ASEAN KEY DESTINATIONS
Brunei’s healthcare sector projected for modest growth
STRONG demand for medical services may help Brunei’s healthcare sector grow despite the low oil prices, according to the latest analysis from Business Monitoring International (BMI) Research.
The business intelligence company noted that healthcare spending in Brunei will continue to see modest growth, citing a strong demand for medical services due to the country’s disease profile.
“Brunei’s epidemiology will be central factors supporting the rise in healthcare spending. Chronic conditions have already become the primary cause of mortality, accounting for 81 per cent of total deaths in 2012, according to the World Health Organization (WHO),” said the report which was published yesterday.
It noted that changing dietary lifestyles and ageing population, with those aged 65 and older projected to go up from 4.4 per cent in 2015 to 8.6 per cent in 2025, would add to the demand for medical services.
“The ageing population in particular is a dominant factor, as reflected in a breakdown of cancer deaths by age,” the report said.

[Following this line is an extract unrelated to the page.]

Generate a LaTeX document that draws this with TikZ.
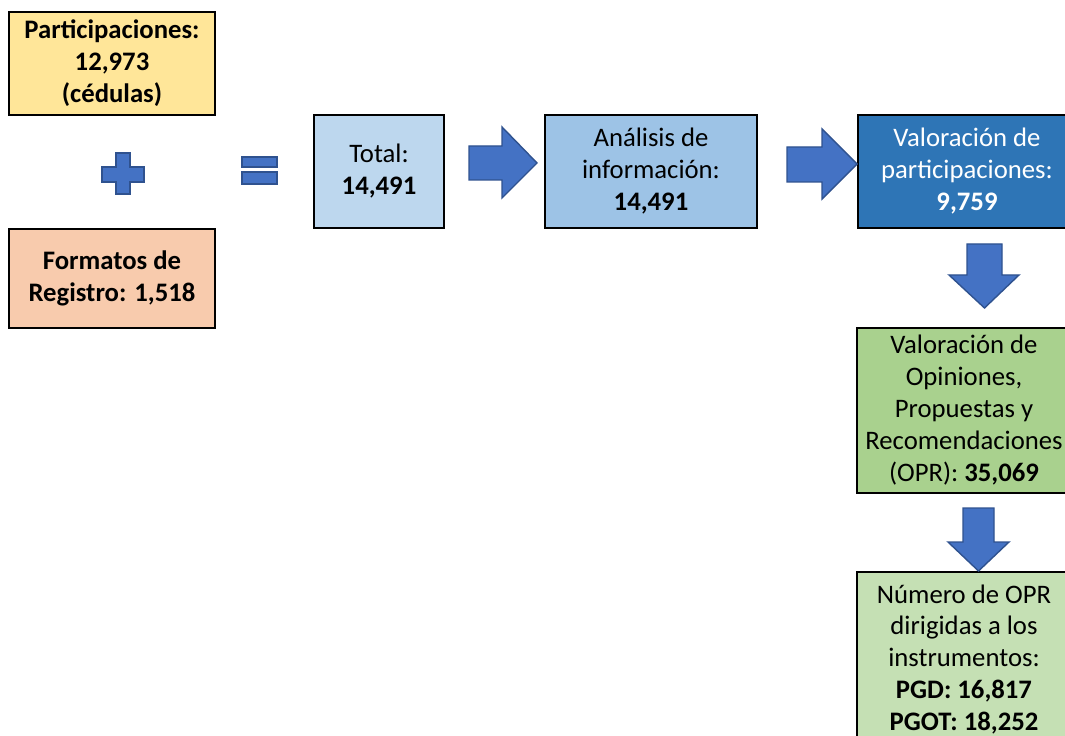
\documentclass[tikz,border=0pt]{standalone}
\usepackage{fontspec}
\setmainfont{Carlito}
\usepackage{tikz}
\usepackage{xcolor}

\definecolor{partyellow}{HTML}{FFE699}
\definecolor{formpeach}{HTML}{F8CBAD}
\definecolor{totalblue}{HTML}{BDD7EE}
\definecolor{analblue}{HTML}{9DC3E6}
\definecolor{valblue}{HTML}{2E75B6}
\definecolor{oprgreen}{HTML}{A9D18E}
\definecolor{numgreen}{HTML}{C5E0B4}
\definecolor{arrowfill}{HTML}{4472C4}
\definecolor{arrowedge}{HTML}{2F528F}

\tikzset{
  box/.style={draw=black, line width=1.2pt, align=center, inner sep=0pt,
    font=\fontsize{15.2}{18.2}\selectfont},
  blockarrow/.style={fill=arrowfill, draw=arrowedge, line width=0.8pt},
}

\begin{document}
\begin{tikzpicture}[x=0.02cm, y=-0.02cm]
    \useasboundingbox (0,0) rectangle (1065,736);

    %% sources
    \node[box, fill=partyellow, minimum width=4.12cm, minimum height=2.06cm] (part) at (112,63.5)
        {\textbf{Participaciones:}\\ \textbf{12,973}\\ \textbf{(cédulas)}};
    \node[box, fill=formpeach, minimum width=4.12cm, minimum height=1.98cm] (form) at (112,278.5)
        {\textbf{Formatos de}\\ \textbf{Registro: 1,518}};

    % plus
    \draw[blockarrow] (116,153) -- (130,153) -- (130,167) -- (144,167) -- (144,182) -- (130,182)
        -- (130,194) -- (116,194) -- (116,182) -- (102,182) -- (102,167) -- (116,167) -- cycle;

    % equals
    \draw[blockarrow] (242,157) rectangle (277,167);
    \draw[blockarrow] (242,172) rectangle (277,184);

    %% flow
    \node[box, fill=totalblue, minimum width=2.6cm, minimum height=2.26cm] (total) at (379,171.5)
        {Total:\\ \textbf{14,491}};
    \node[box, fill=analblue, minimum width=4.24cm, minimum height=2.26cm] (anal) at (651,171.5)
        {Análisis de\\ información:\\ \textbf{14,491}};
    \node[box, fill=valblue, text=white, minimum width=4.36cm, minimum height=2.26cm] (valp) at (967,171.5)
        {Valoración de\\ participaciones:\\ \textbf{9,759}};
    \node[box, fill=oprgreen, minimum width=4.28cm, minimum height=3.3cm] (opr) at (964,410.5)
        {Valoración de\\ Opiniones,\\ Propuestas y\\ Recomendaciones\\ (OPR): \textbf{35,069}};
    \node[box, fill=numgreen, minimum width=4.28cm, minimum height=3.5cm] (num) at (964,659.5)
        {Número de OPR\\ dirigidas a los\\ instrumentos:\\ \textbf{PGD: 16,817}\\ \textbf{PGOT: 18,252}};

    % arrows
    \draw[blockarrow] (469,146) -- (502,146) -- (502,127) -- (537,163) -- (502,198) -- (502,180) -- (469,180) -- cycle;
    \draw[blockarrow] (787,147) -- (822,147) -- (822,129) -- (857,164) -- (822,199) -- (822,182) -- (787,182) -- cycle;
    \draw[blockarrow] (967,244) -- (1002,244) -- (1002,275) -- (1019,275) -- (984.5,308) -- (949,275) -- (967,275) -- cycle;
    \draw[blockarrow] (963,508) -- (994,508) -- (994,542) -- (1009,542) -- (978.5,571) -- (948,542) -- (963,542) -- cycle;

\end{tikzpicture}
\end{document}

According to data from the World Bank and the Global Health Data Exchange in 2013, cancer mortality rates rises from four in 100,000 among males aged one to four, to 2043 in 100,000 in males aged 80 and above.
Despite those factors, the report said, healthcare spending is strongly tied to oil prices as it remains the main source of revenue from the government, which accounts for 93 per cent of total healthcare spending in 2015, totalling at $512 million.
This was projected by BMI to rise to $545 million by 2025.
“While the size of the healthcare market in Brunei is small, per capita spending is substantial, amounting to US$882,” said BMI Research, adding that this was around twice that of China and Malaysia and nearly ten times the amount spent per capita in Indonesia.
The report said that while they maintain their view that the Brunei government will continue to prioritise healthcare provisions, the low oil price environment will influence its ability to increase spending.
“With total income from hydrocarbons comprising approximately 90 per cent of total government revenue, the fall in oil prices has significant impact on the government’s fiscal position with a budget balance at negative 8.5 per cent of GDP in 2015.”
This business environment has not left healthcare unaffected; the government cut its healthcare budget by nine per cent to amount to $349 million for the fiscal year of 2016/2017.
However, the report said that it expects government year-on-year spending growth to slow in 2016 before seeing a gradual pickup over the next few years.
“This is underpinned by BMI Country Risk team’s projection for Brunei’s fiscal deficit to bottom out at 10.4 per cent of GDP and recover over the next decade as oil prices recover marginally,” said the report.
Within the healthcare industry, BMI believed that pharmaceutical spending will be most at risk as other austerity measures, which could increase private contributions, will be politically challenging to implement.